If it’s a cross-border love triangle, melodrama is mandatory, says Samrat Chakrabarti
SECONDS AFTER television channels flashed the ‘breaking news’ about Shoaib Malik divorcing Ayesha Siddiqui and settling — hopefully for once and all — the messy row that threatened the much-hyped marriage, Indian tennis ace Mahesh Bhupati called Mirza and told her to go for a drive with Malik. “Cheer up, all tensions are over,” Bhupati told Mirza. Earlier, someone informed the 24-year-old tennis ace that she moved up two notches in the latest WTA rankings, despite being out of action owing to a wrist injury. Mirza was pleased. So was Malik, who was told by a friend from Lahore that the Pakistan Cricket Board (PCB) could lift his year-long ban before the country’s T20 World Cup campaign in the Caribbean.
By then, bleary-eyed journalists camping outside the Film Nagar bungalow of the Mirzas had left and it was relatively easy for the two to enjoy a hassle-free drive in Mirza’s black BMW around Secundrabad. It is learnt that the two — with Sania’s younger sister Anam and another family member in tow — drove on the 12 km long PV Narasimha Rao expressway, India’s longest flyover, and also stopped near the majestic Charminar to rekindle their fairytale romance.
And while Hyderabad’s most-talked about family rejoiced, the one that stirred the pot remained quiet and out of bounds. “The divorce has happened, but Shoaib should have apologised,” says Saima, a distant cousin of city girl Ayesha.
Till that happened, it was a touch-andgo situation for both families. Siddiqui’s family — who live in the equally plush Banjara Hills and claimed Malik married their daughter in 2002 but has not yet divorced her — drummed up support from a number of NGOs, TDP leader Chandrababu Naidu and Pakistan’s former federal minister and human rights activist Ansar Burney — who termed the controversy an issue of human dignity and women’s rights and wanted to visit India to dig out the truth. The Mirzas, better placed in terms of their connection with the hoi polloi, called anyone who mattered — the latest being former Indian skipper and Moradabad Congress MP Mohammed Azharuddin. “We will have peace at home now. I am relieved,” Mirza’s father told a local television channel — which also revealed that the Shoaib- Ayesha drama ranked last in viewership compared to other major news rattling the state (YS Rajasekhara Reddy’s death was first, followed by the Telangana crisis).

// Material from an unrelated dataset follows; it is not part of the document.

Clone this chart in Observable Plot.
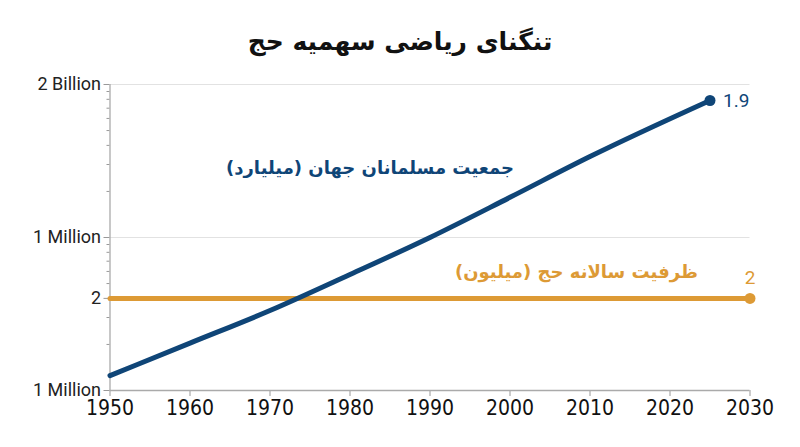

A source who’s known both the families says this controversy was simply a case of mistaken identity, involving a pretty friend of Ayesha’s, that took off at a Jeddah hotel housing the Pakistan team, and plied for all it was worth by a girl determined for attention. However, in all the claims, counter-claims and the media brouhaha, a logically consistent version of events, let alone a supposedly true one, might never be known now.